Abstract: The paper discusses some evidence, based on a review of new literature on economic history, about what is referred to as the Sen-hypothesis, that increasing human agency (of both men and women) is a key factor in economic development. It briefly discusses various dimensions of agency (or its absence): slavery (as the absolute suppression of human agency), access to markets, agency concerning marriage, and political participation. This concept perhaps also allows economic historians to move beyond the historical determinism that is central to much recent work in this field.
This paper distributed by NEP-HIS on 2012-01-03 raises a challenge to economic historians: how can we improve our current explanations of differential development and escape the common rhetorical places of path dependency and institutional persistence in our explanations of material stagnation and change? By placing human agency of men and women in the center of our stories, says Jan Luiten van Zanden, in the form advocated years ago by Amartya Sen in his best-selling book Development as Freedom.
It might be useful to remember Sen’s definition of agency, a concept that diverged from the usual meaning of the term in economics:
The use of the term “agency” calls for a little clarification. The expression “agent” is sometimes employed in the literature of economics and game theory to denote a person who is acting on someone else’s behalf (perhaps being led on by a “principal” and whose achievements are to be assessed in the light of someone else’s (the principal’s) goals.

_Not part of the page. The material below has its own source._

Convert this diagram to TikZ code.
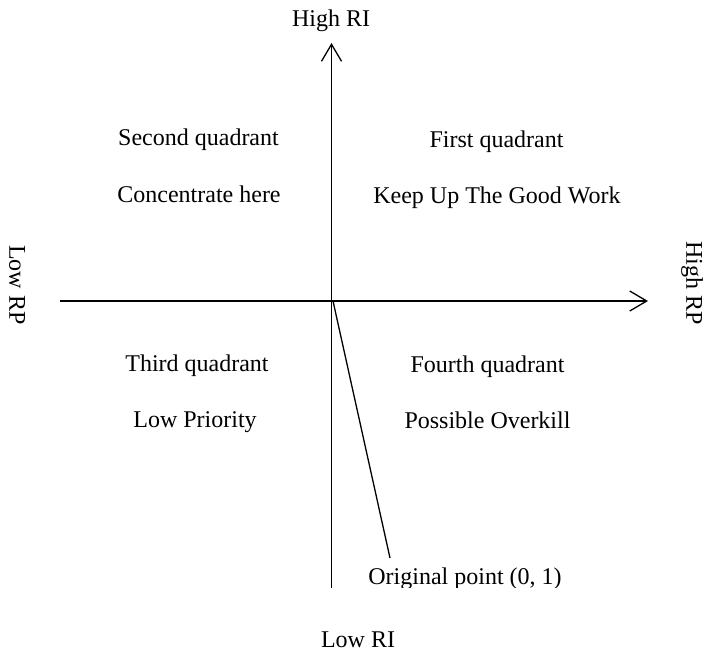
\documentclass[tikz,border=0pt]{standalone}
\usepackage{fontspec}
\setmainfont{Liberation Serif}
\usetikzlibrary{arrows.meta}
\begin{document}
\begin{tikzpicture}[x=1pt,y=-1pt,
  lbl/.style={inner sep=0pt,anchor=base,font=\fontsize{24}{28}\selectfont},
  axis/.style={line width=1.3pt,-{Straight Barb[length=17pt,width=20pt,line width=1.3pt]}},
  plain/.style={line width=1.3pt}]
\useasboundingbox (0,0) rectangle (704,653);
\coordinate (vb) at (331.5,588);
\coordinate (vt) at (331.5,43);
\coordinate (hl) at (60,301);
\coordinate (hr) at (648,301);
\coordinate (o) at (333,301);
\coordinate (pe) at (390,558);
\draw[axis] (vb) -- (vt);
\draw[axis] (hl) -- (hr);
\draw[plain] (o) -- (pe);
\node[lbl] (hri) at (331,27) {High RI};
\node[lbl] (lri) at (358,647) {Low RI};
\node[lbl,rotate=-90,anchor=center] (hrp) at (692,283) {High RP};
\node[lbl,rotate=-90,anchor=center] (lrp) at (17,285) {Low RP};
\node[lbl] (q2) at (198.5,145) {Second quadrant};
\node[lbl] (q2b) at (199,202) {Concentrate here};
\node[lbl] (q1) at (496.5,147) {First quadrant};
\node[lbl] (q1b) at (497,203) {Keep Up The Good Work};
\node[lbl] (q3) at (197,371) {Third quadrant};
\node[lbl] (q3b) at (195,427) {Low Priority};
\node[lbl] (q4) at (487.5,372) {Fourth quadrant};
\node[lbl] (q4b) at (487.5,428) {Possible Overkill};
\begin{scope}
\clip (300,560) rectangle (704,587);
\node[lbl] (op) at (465,584) {Original point (0, 1)};
\end{scope}
\end{tikzpicture}
\end{document}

I am using the term “agent” not in this sense, but in its older -and “grander”- sense as someone who acts and brings about change, and whose achievements can be judged in terms of her own values and objectives, whether or not we assess them in terms of some external criteria as well. This work is particularly concerned with the agency role of the individual as a member of the public and as a participant in economic, social and political actions (varying from taking part in the market to being involved, directly or indirectly, in individual or joint activities in political and other spheres) (Sen 1999: 18-19, my own emphasis added).
Zanden’s reading of agency in Sen is “the capacity for autonomous decision making” that ultimately drives “economic and social-political change” (Zanden 2011: 4). Agency is also a synonym of “participation, or autonomy” (Zanden 2011: 5). But two questions remain. How does agency affect economic change? How does freedom impact agency? Sen responds:
Expansion of freedom is viewed both as the primary end and as the principal means of development. Development consists of the removal of various types of unfreedoms that leave people with little choice and little opportunity of exercising their reasoned agency. The removal of substantial unfreedoms is constitutive of development (Sen 1999: xii).

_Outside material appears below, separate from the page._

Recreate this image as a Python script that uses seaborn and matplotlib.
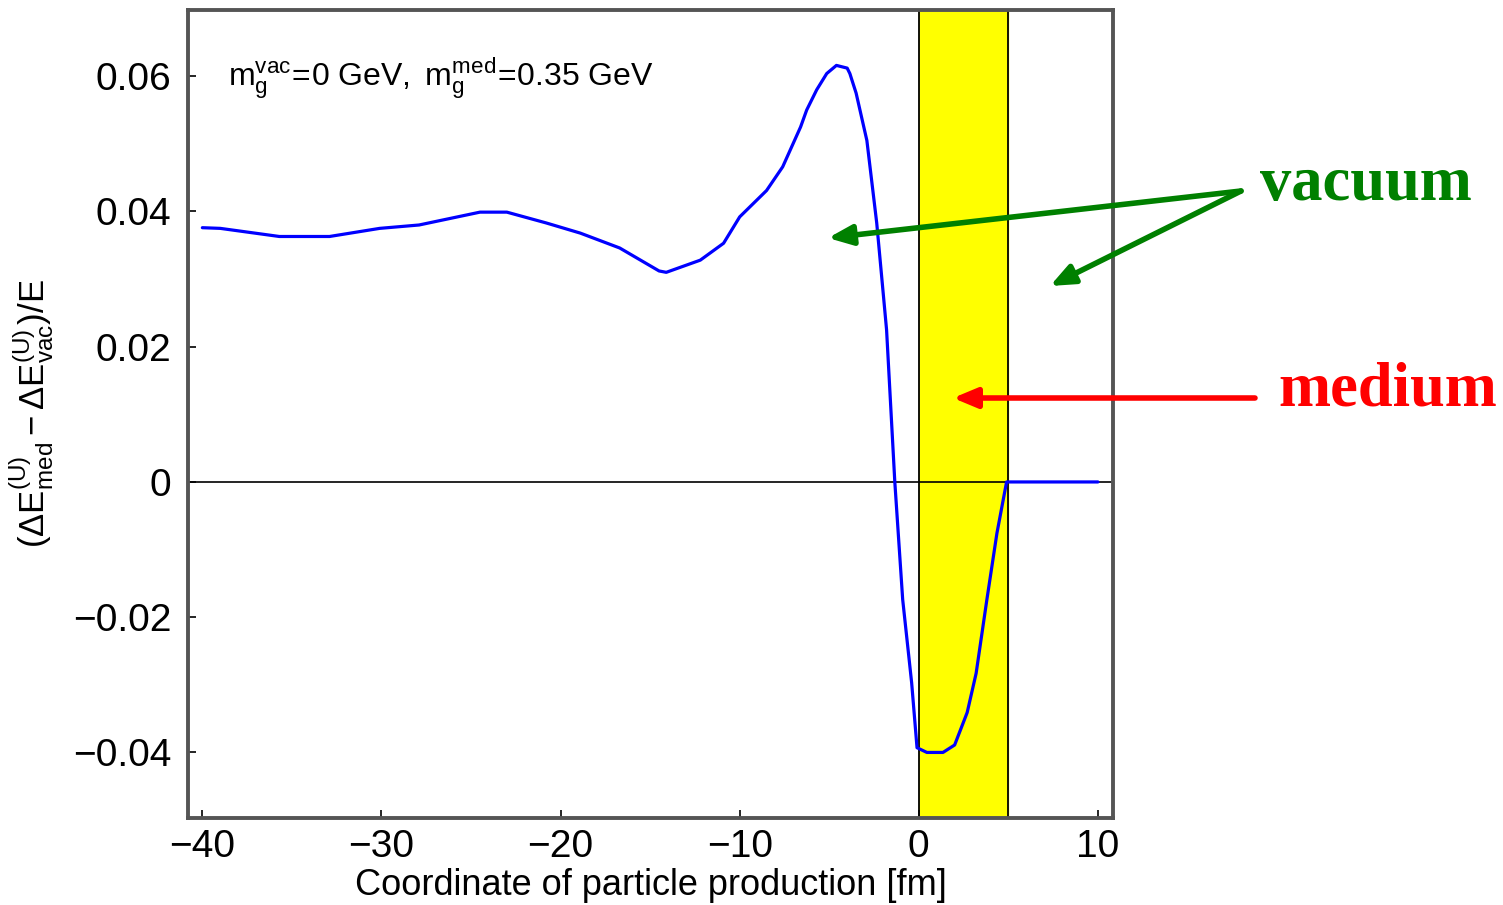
import matplotlib
matplotlib.use("Agg")
import matplotlib.pyplot as plt
import seaborn as sns
import pandas as pd

# ---- data ----
x_fm = [-40.0, -39.0, -35.7, -32.9, -30.1, -27.9, -24.5, -23.0, -20.8, -18.9,
        -16.7, -14.5, -14.1, -12.2, -10.9, -10.0, -8.5, -7.6, -6.6, -6.26, -5.7, -5.14,
        -4.6, -4.0, -3.85, -3.5, -2.9, -2.35, -1.8, -1.34, -0.9, -0.4, -0.1,
        0.45, 1.35, 2.0, 2.7, 3.2, 3.8, 4.36, 4.9, 10.0]
dE = [0.0376, 0.0375, 0.0363, 0.0363, 0.0375, 0.0380, 0.0399, 0.0399, 0.0383, 0.0368,
      0.0346, 0.0312, 0.0310, 0.0328, 0.0353, 0.0392, 0.0431, 0.0466, 0.0525, 0.0550, 0.0580, 0.0604,
      0.0616, 0.0612, 0.0604, 0.0575, 0.0505, 0.0383, 0.0225, 0.0, -0.0174, -0.0297, -0.0393,
      -0.0400, -0.0400, -0.0389, -0.0341, -0.0283, -0.0174, -0.0076, 0.0, 0.0]
medium_band = [0.0, 5.0]
xticks = [-40, -30, -20, -10, 0, 10]
yticks = [-0.04, -0.02, 0.0, 0.02, 0.04, 0.06]
ytick_labels = ["\u22120.04", "\u22120.02", "0", "0.02", "0.04", "0.06"]
xtick_labels = ["\u221240", "\u221230", "\u221220", "\u221210", "0", "10"]

df = pd.DataFrame({"x": x_fm, "y": dE})

sns.set_theme(style="white")
plt.rcParams["font.family"] = ["Liberation Sans", "DejaVu Sans"]
plt.rcParams["mathtext.fontset"] = "custom"
plt.rcParams["mathtext.rm"] = "Liberation Sans"
plt.rcParams["mathtext.it"] = "Liberation Sans"
plt.rcParams["mathtext.bf"] = "Liberation Sans:bold"
plt.rcParams["text.color"] = "black"
plt.rcParams["axes.labelcolor"] = "black"
plt.rcParams["xtick.color"] = "black"
plt.rcParams["ytick.color"] = "black"

fig = plt.figure(figsize=(15.03, 9.05), dpi=100)
ax = fig.add_axes([0.1251, 0.0961, 0.6154, 0.8929])

ax.axvspan(medium_band[0], medium_band[1], color="#ffff00", zorder=0)
for xv in medium_band:
    ax.axvline(xv, color="black", lw=1.3, zorder=1)
ax.axhline(0, color="black", lw=1.2, zorder=1)

sns.lineplot(data=df, x="x", y="y", ax=ax, color="#0000ff", lw=2.3,
             estimator=None, sort=False, zorder=3)

ax.set_xlim(-40.8, 10.84)
ax.set_ylim(-0.0497, 0.0698)
ax.set_xticks(xticks)
ax.set_xticklabels(xtick_labels)
ax.set_yticks(yticks)
ax.set_yticklabels(ytick_labels)
ax.tick_params(axis="both", direction="in", length=6, width=1.2,
               labelsize=28, left=True, bottom=True, pad=12)
ax.tick_params(axis="x", pad=8)

for s in ax.spines.values():
    s.set_color("#555555")
    s.set_linewidth(2.8)

ax.set_xlabel("Coordinate of particle production [fm]", fontsize=26, labelpad=2)
ax.set_ylabel(r"$(\Delta\mathrm{E}^{(\mathrm{U})}_{\mathrm{med}}-\Delta\mathrm{E}^{(\mathrm{U})}_{\mathrm{vac}})/\mathrm{E}$",
              fontsize=25, labelpad=12)

ax.text(0.043, 0.915,
        r"$\mathrm{m}_{\mathrm{g}}^{\mathrm{vac}}\!=\!0\ \mathrm{GeV},\ \mathrm{m}_{\mathrm{g}}^{\mathrm{med}}\!=\!0.35\ \mathrm{GeV}$",
        transform=ax.transAxes, fontsize=23, ha="left", va="center")

# annotations outside the axes (figure pixel coordinates, origin bottom-left)
H = 905
green = "#008000"
red = "#ff0000"
fig.text(1260 / 1503, 1 - 200 / H, "vacuum", color=green, fontsize=45,
         fontweight="bold", family="Liberation Serif", ha="left", va="baseline")
fig.text(1278 / 1503, 1 - 405 / H, "medium", color=red, fontsize=45,
         fontweight="bold", family="Liberation Serif", ha="left", va="baseline")

arrow_kw = dict(arrowstyle="-|>,head_length=1.2,head_width=0.5", lw=4)
for head in [(828, 238), (1050, 286)]:
    ax.annotate("", xy=(head[0] / 1503, 1 - head[1] / H), xycoords="figure fraction",
                xytext=(1241 / 1503, 1 - 191 / H), textcoords="figure fraction",
                arrowprops=dict(color=green, shrinkA=0, shrinkB=0, **arrow_kw),
                annotation_clip=False)
ax.annotate("", xy=(953 / 1503, 1 - 398 / H), xycoords="figure fraction",
            xytext=(1255 / 1503, 1 - 398 / H), textcoords="figure fraction",
            arrowprops=dict(color=red, shrinkA=0, shrinkB=0, **arrow_kw),
            annotation_clip=False)

fig.savefig("out.png", dpi=100)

Zanden advances the usefulness of Sen’s framework and formulates what he calls the dual Sen hypothesis, this is, if “development is defined as freedom [… that] freedom -or rather -agency- is an important precondition and driver of long-term economic and socio-political change” (Zanden 2011: 5).
The second part of the “Sen hypothesis”, agency as a determinant of historical change, can be tested with proxy variables such as the gross domestic product or the human development index. However, what is behind these indicators? Zanden advances a suggestive explanation drawn from the new growth theory of Paul Romer and Robert Lucas: human capital is the crucial determinant of economic growth and human development. Human capital is embedded in the other variables for “one has to possess the right skills -the human capital- to really participate in markets, political events and the civil society” (Zanden 2011:5).